_TASK STATEMENT_:
From the first line of the data below through the line holding "(t-izp) at (197,376)", output each line exactly and leave the pictures out.

_MATERIAL PROVIDED_:
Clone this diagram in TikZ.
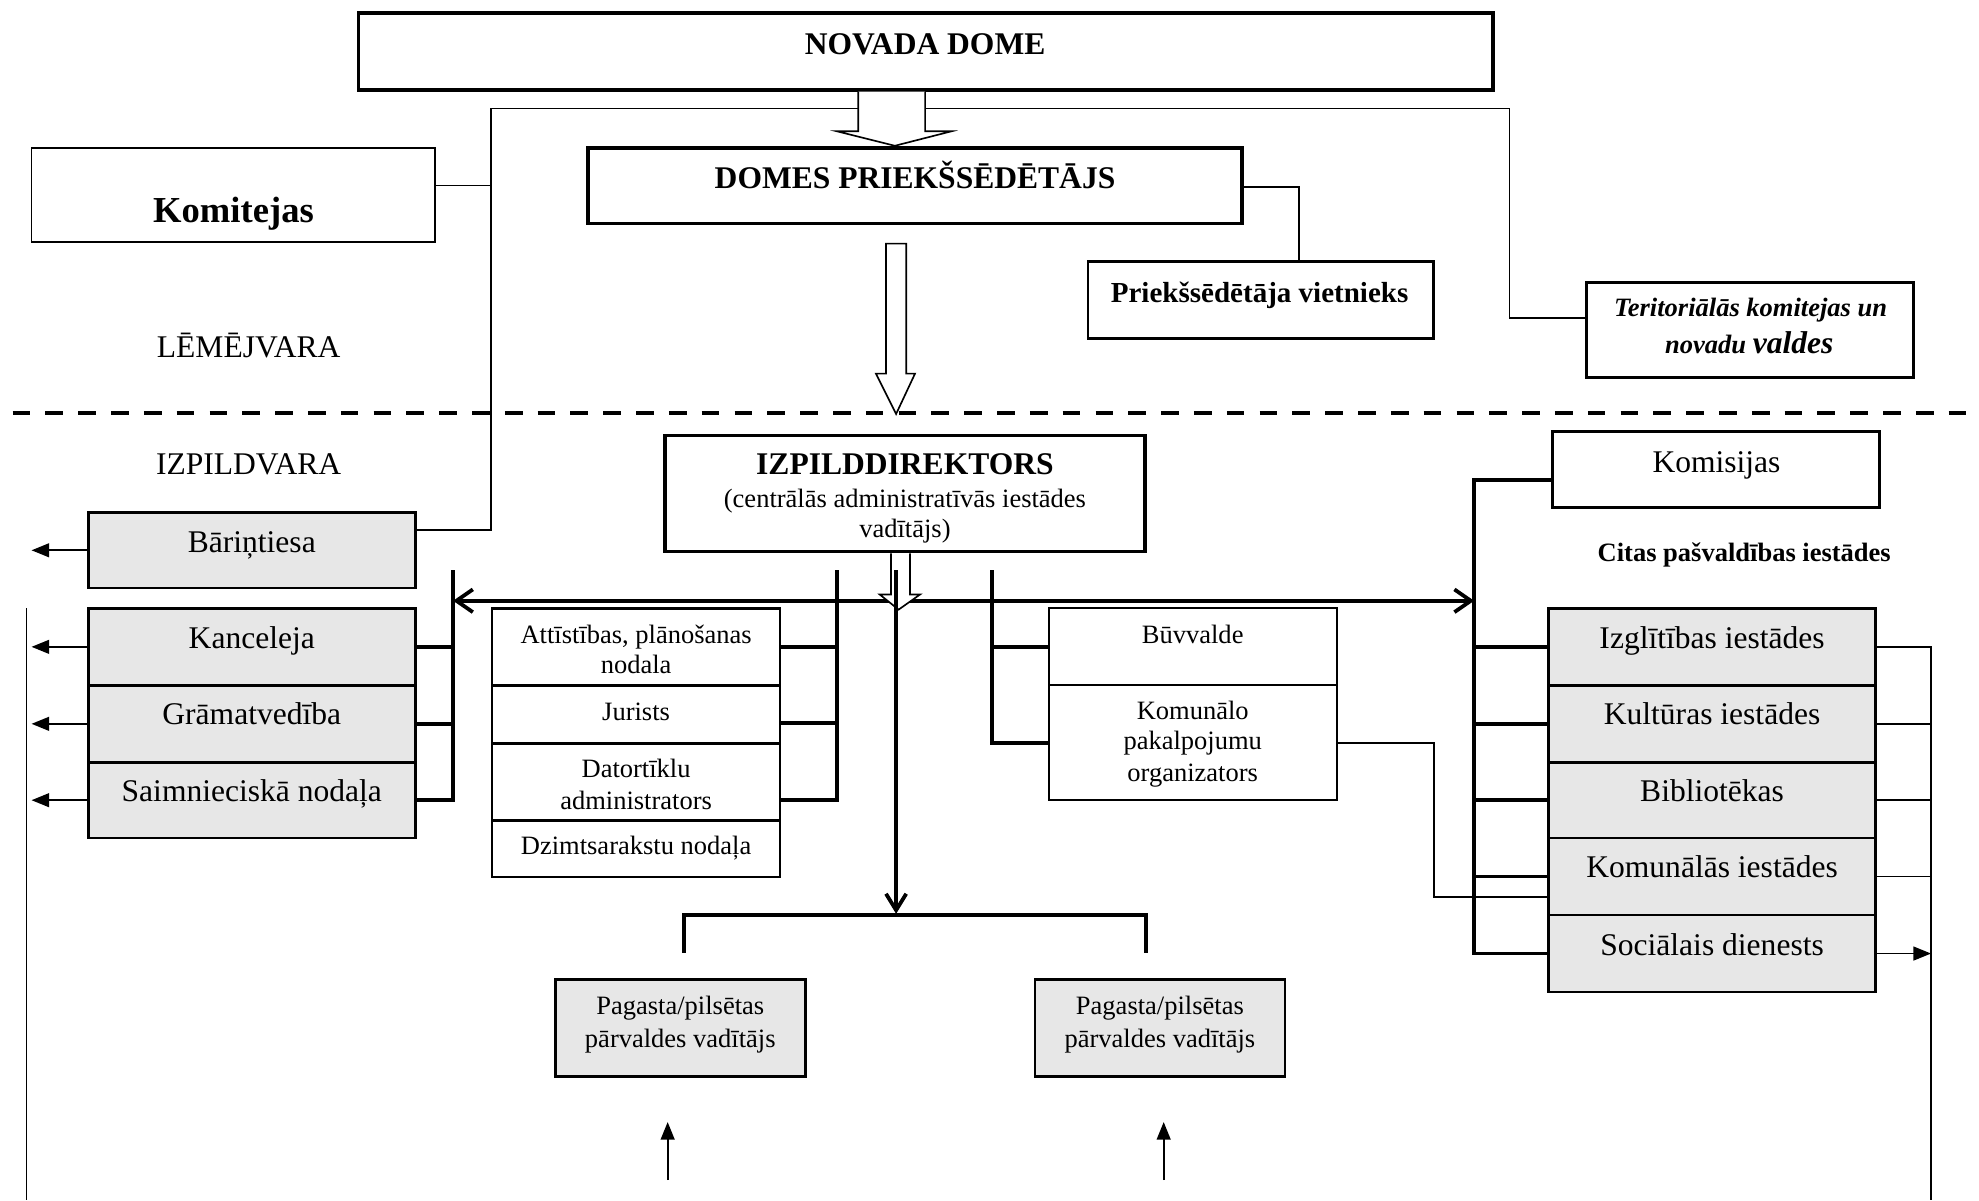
\documentclass[tikz,border=0pt]{standalone}
\usepackage{fontspec}
\setmainfont{Liberation Serif}
\usetikzlibrary{arrows.meta}
\definecolor{boxgray}{HTML}{E7E7E7}
\newcommand\fsz[1]{\fontsize{#1}{#1}\selectfont}
\begin{document}
\begin{tikzpicture}[x=1pt,y=-1pt,
 thickbox/.style={draw, line width=3pt, fill=white, inner sep=0pt},
 midbox/.style={draw, line width=2pt, fill=white, inner sep=0pt},
 thinbox/.style={draw, line width=1.5pt, fill=white, inner sep=0pt},
 graybox/.style={draw, line width=2pt, fill=boxgray, inner sep=0pt},
 lbl/.style={anchor=base, inner sep=0pt},
 thickl/.style={line width=3pt},
 thinl/.style={line width=1.4pt},
 hollow/.style={draw, line width=1.3pt, fill=white, line join=miter},
 barbs/.style={arrows={Straight Barb[length=13pt,width=18pt]-Straight Barb[length=13pt,width=18pt]}},
 barbend/.style={arrows={-Straight Barb[length=13pt,width=16pt]}},
 tri/.style={arrows={-Triangle[length=14pt,width=11pt]}}]
\useasboundingbox (0,0) rectangle (1568,951);

% ---------- upper part ----------
\node[thickbox, minimum width=899pt, minimum height=61pt] (novada) at (733.5,40.5) {};
\node[lbl, font=\bfseries\fsz{25}] (t-novada) at (733,43) {NOVADA DOME};

\node[thickbox, minimum width=518pt, minimum height=60pt] (domes) at (725,147) {};
\node[lbl, font=\bfseries\fsz{25}] (t-domes) at (725,149) {DOMES PRIEKŠSĒDĒTĀJS};

\node[thinbox, minimum width=320pt, minimum height=75pt] (komit) at (185,154.5) {};
\node[lbl, font=\bfseries\fsz{29}] (t-komit) at (185,176) {Komitejas};

\node[midbox, line width=2.2pt, minimum width=274pt, minimum height=61pt] (vietn) at (999,237.5) {};
\node[lbl, font=\bfseries\fsz{23}] (t-vietn) at (998,240) {Priekšsēdētāja vietnieks};

\node[midbox, minimum width=259pt, minimum height=75pt] (terit) at (1386.5,261.5) {};
\node[lbl, font=\bfseries\itshape\fsz{21}] (t-terit1) at (1387,251) {Teritoriālās komitejas un};
\node[lbl, font=\bfseries\itshape\fsz{21}] (t-terit2) at (1386,280) {novadu {\fsz{25}valdes}};

\node[lbl, font=\fsz{25}] (t-lem) at (197,283) {LĒMĒJVARA};
\node[lbl, font=\fsz{25}] (t-izp) at (197,376) {IZPILDVARA};

\coordinate (lt) at (389,86);
\coordinate (rt) at (1196,86);
\draw[thinl] (komit.east |- 0,147) -- (lt |- 0,147);
\draw[thinl] (domes.east |- 0,148) -| (vietn.north -| 1029,0);

% hollow arrow 2
\draw[hollow] (702,193) -- (702,296) -- (694,296) -- (710,328) -- (725,296) -- (718,296) -- (718,193) -- cycle;

% dashed separator
\draw[line width=3.2pt, dash pattern=on 14pt off 12pt] (10,327) -- (1568,327);

% ---------- lower part ----------
\node[thickbox, minimum width=380pt, minimum height=92pt] (izpild) at (717,391) {};
\node[lbl, font=\bfseries\fsz{25}] (t-izpild1) at (717,376) {IZPILDDIREKTORS};
\node[lbl, font=\fsz{21}] (t-izpild2) at (717,402) {(centrālās administratīvās iestādes};
\node[lbl, font=\fsz{21}] (t-izpild3) at (717,426) {vadītājs)};

\node[midbox, minimum width=259pt, minimum height=60pt] (komis) at (1359.5,372) {};
\node[lbl, font=\fsz{25}] (t-komis) at (1360,374) {Komisijas};
\node[lbl, font=\bfseries\fsz{21}] (t-citas) at (1382,445) {Citas pašvaldības iestādes};

% left column
\node[graybox, minimum width=259pt, minimum height=60pt] (bar) at (199.5,436) {};
\node[lbl, font=\fsz{25}] (t-bar) at (199.5,438) {Bāriņtiesa};
\node[graybox, minimum width=259pt, minimum height=61pt] (kanc) at (199.5,512.5) {};
\node[lbl, font=\fsz{25}] (t-kanc) at (199.5,514) {Kanceleja};
\node[graybox, minimum width=259pt, minimum height=61pt] (gram) at (199.5,573.5) {};
\node[lbl, font=\fsz{25}] (t-gram) at (199.5,574) {Grāmatvedība};
\node[graybox, minimum width=259pt, minimum height=60pt] (saim) at (199.5,634) {};
\node[lbl, font=\fsz{25}] (t-saim) at (199.5,635) {Saimnieciskā nodaļa};

% middle-left column
\node[midbox, minimum width=228pt, minimum height=61pt] (att) at (504,512.5) {};
\node[lbl, font=\fsz{21}] (t-att1) at (504,510) {Attīstības, plānošanas};
\node[lbl, font=\fsz{21}] (t-att2) at (504,534) {nodala};
\node[midbox, minimum width=228pt, minimum height=46pt] (jur) at (504,566) {};
\node[lbl, font=\fsz{21}] (t-jur) at (504,571) {Jurists};
\node[midbox, minimum width=228pt, minimum height=61pt] (dat) at (504,619.5) {};
\node[lbl, font=\fsz{21}] (t-dat1) at (504,616) {Datortīklu};
\node[lbl, font=\fsz{21}] (t-dat2) at (504,641) {administrators};
\node[midbox, minimum width=228pt, minimum height=45pt] (dzim) at (504,672.5) {};
\node[lbl, font=\fsz{21}] (t-dzim) at (504,677) {Dzimtsarakstu nodaļa};

% middle-right column
\node[midbox, line width=1.5pt, minimum width=228pt, minimum height=61pt] (buv) at (945,512.5) {};
\node[lbl, font=\fsz{21}] (t-buv) at (945,510) {Būvvalde};
\node[midbox, line width=1.5pt, minimum width=228pt, minimum height=91pt] (kom) at (945,588.5) {};
\node[lbl, font=\fsz{21}] (t-kom1) at (945,570) {Komunālo};
\node[lbl, font=\fsz{21}] (t-kom2) at (945,594) {pakalpojumu};
\node[lbl, font=\fsz{21}] (t-kom3) at (945,619) {organizators};

% right column
\node[graybox, minimum width=259pt, minimum height=61pt] (izgl) at (1356.5,512.5) {};
\node[lbl, font=\fsz{25}] (t-izgl) at (1356.5,514) {Izglītības iestādes};
\node[graybox, minimum width=259pt, minimum height=61pt] (kult) at (1356.5,573.5) {};
\node[lbl, font=\fsz{25}] (t-kult) at (1356.5,574) {Kultūras iestādes};
\node[graybox, minimum width=259pt, minimum height=60pt] (bib) at (1356.5,634) {};
\node[lbl, font=\fsz{25}] (t-bib) at (1356.5,635) {Bibliotēkas};
\node[graybox, minimum width=259pt, minimum height=61pt] (komu) at (1356.5,694.5) {};
\node[lbl, font=\fsz{25}] (t-komu) at (1356.5,695) {Komunālās iestādes};
\node[graybox, minimum width=259pt, minimum height=61pt] (soc) at (1356.5,755.5) {};
\node[lbl, font=\fsz{25}] (t-soc) at (1356.5,757) {Sociālais dienests};

% parish boxes
\node[graybox, minimum width=198pt, minimum height=77pt] (pag1) at (539,814.5) {};
\node[lbl, font=\fsz{21}] (t-pag1a) at (539,804) {Pagasta/pilsētas};
\node[lbl, font=\fsz{21}] (t-pag1b) at (539,830) {pārvaldes vadītājs};
\node[graybox, minimum width=198pt, minimum height=77pt] (pag2) at (919,814.5) {};
\node[lbl, font=\fsz{21}] (t-pag2a) at (919,804) {Pagasta/pilsētas};
\node[lbl, font=\fsz{21}] (t-pag2b) at (919,830) {pārvaldes vadītājs};

% council bracket (left and right)
\draw[thinl] (bar.east |- 0,420) -| (lt) -- (rt) |- (terit.west |- 0,252);
% hollow arrow 1 on top of the bracket line
\draw[hollow] (novada.south -| 680,0) -- (680,104) -- (663,104) -- (domes.north -| 709,0)
  -- (754,104) -- (733,104) -- (novada.south -| 733,0);

% coordinates of thick verticals
\coordinate (vL) at (359,476);
\coordinate (vR) at (1168,476);
\coordinate (vM1) at (663,452);
\coordinate (vM2) at (786,452);
\coordinate (vC) at (710,452);

% thin connector Komunalo -> Komunalas
\draw[thinl] (kom.east) -| (1136,711) -- (komu.west |- 0,711);

% horizontal double arrow
\draw[thickl, barbs] (vL) -- (vR);

% left branch
\draw[thickl] (vL |- 0,452) -- (vL |- saim.east) -- (saim.east);
\draw[thickl] (kanc.east) -- (kanc.east -| vL);
\draw[thickl] (gram.east) -- (gram.east -| vL);

% middle-left branch
\draw[thickl] (vM1) -- (vM1 |- 0,634) -- (dat.east |- 0,634);
\draw[thickl] (att.east) -- (att.east -| vM1);
\draw[thickl] (jur.east |- 0,573) -- (vM1 |- 0,573);

% middle-right branch
\draw[thickl] (vM2) |- (kom.west);
\draw[thickl] (buv.west) -- (buv.west -| vM2);

% right branch
\draw[thickl] (komis.west |- 0,380) -| (soc.west -| vR) -- (soc.west);
\draw[thickl] (izgl.west) -- (izgl.west -| vR);
\draw[thickl] (kult.west) -- (kult.west -| vR);
\draw[thickl] (bib.west) -- (bib.west -| vR);
\draw[thickl] (komu.west) -- (komu.west -| vR);

% hollow arrow 3
\draw[hollow] (izpild.south -| 706,0) -- (706,471) -- (697,471) -- (712,483) -- (729,471) -- (721,471) -- (izpild.south -| 721,0);

% central vertical to parish bracket
\coordinate (bl) at (542,755);
\coordinate (br) at (908,755);
\draw[thickl, barbend] (vC) -- (vC |- 0,724);
\draw[thickl] (bl) |- (br |- 0,725) -- (br);

% right thin lines
\draw[thinl] (izgl.east) -| (1530,951);
\draw[thinl] (kult.east) -- (kult.east -| 1530,0);
\draw[thinl] (bib.east) -- (bib.east -| 1530,0);
\draw[thinl] (komu.east) -- (komu.east -| 1530,0);
\draw[thinl, tri] (soc.east) -- (soc.east -| 1530,0);

% left thin lines
\draw[thinl] (21,482) -- (21,951);
\draw[thinl, tri] (bar.west) -- (bar.west -| 25,0);
\draw[thinl, tri] (kanc.west) -- (kanc.west -| 25,0);
\draw[thinl, tri] (gram.west) -- (gram.west -| 25,0);
\draw[thinl, tri] (saim.west) -- (saim.west -| 25,0);

% up arrows below parish boxes
\coordinate (u1) at (529,935);
\coordinate (u2) at (922,935);
\draw[thinl, tri] (u1) -- (u1 |- 0,889);
\draw[thinl, tri] (u2) -- (u2 |- 0,889);
\end{tikzpicture}
\end{document}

_RESULT_:
Clone this diagram in TikZ.
\documentclass[tikz,border=0pt]{standalone}
\usepackage{fontspec}
\setmainfont{Liberation Serif}
\usetikzlibrary{arrows.meta}
\definecolor{boxgray}{HTML}{E7E7E7}
\newcommand\fsz[1]{\fontsize{#1}{#1}\selectfont}
\begin{document}
\begin{tikzpicture}[x=1pt,y=-1pt,
 thickbox/.style={draw, line width=3pt, fill=white, inner sep=0pt},
 midbox/.style={draw, line width=2pt, fill=white, inner sep=0pt},
 thinbox/.style={draw, line width=1.5pt, fill=white, inner sep=0pt},
 graybox/.style={draw, line width=2pt, fill=boxgray, inner sep=0pt},
 lbl/.style={anchor=base, inner sep=0pt},
 thickl/.style={line width=3pt},
 thinl/.style={line width=1.4pt},
 hollow/.style={draw, line width=1.3pt, fill=white, line join=miter},
 barbs/.style={arrows={Straight Barb[length=13pt,width=18pt]-Straight Barb[length=13pt,width=18pt]}},
 barbend/.style={arrows={-Straight Barb[length=13pt,width=16pt]}},
 tri/.style={arrows={-Triangle[length=14pt,width=11pt]}}]
\useasboundingbox (0,0) rectangle (1568,951);

% ---------- upper part ----------
\node[thickbox, minimum width=899pt, minimum height=61pt] (novada) at (733.5,40.5) {};
\node[lbl, font=\bfseries\fsz{25}] (t-novada) at (733,43) {NOVADA DOME};

\node[thickbox, minimum width=518pt, minimum height=60pt] (domes) at (725,147) {};
\node[lbl, font=\bfseries\fsz{25}] (t-domes) at (725,149) {DOMES PRIEKŠSĒDĒTĀJS};

\node[thinbox, minimum width=320pt, minimum height=75pt] (komit) at (185,154.5) {};
\node[lbl, font=\bfseries\fsz{29}] (t-komit) at (185,176) {Komitejas};

\node[midbox, line width=2.2pt, minimum width=274pt, minimum height=61pt] (vietn) at (999,237.5) {};
\node[lbl, font=\bfseries\fsz{23}] (t-vietn) at (998,240) {Priekšsēdētāja vietnieks};

\node[midbox, minimum width=259pt, minimum height=75pt] (terit) at (1386.5,261.5) {};
\node[lbl, font=\bfseries\itshape\fsz{21}] (t-terit1) at (1387,251) {Teritoriālās komitejas un};
\node[lbl, font=\bfseries\itshape\fsz{21}] (t-terit2) at (1386,280) {novadu {\fsz{25}valdes}};

\node[lbl, font=\fsz{25}] (t-lem) at (197,283) {LĒMĒJVARA};
\node[lbl, font=\fsz{25}] (t-izp) at (197,376) {IZPILDVARA};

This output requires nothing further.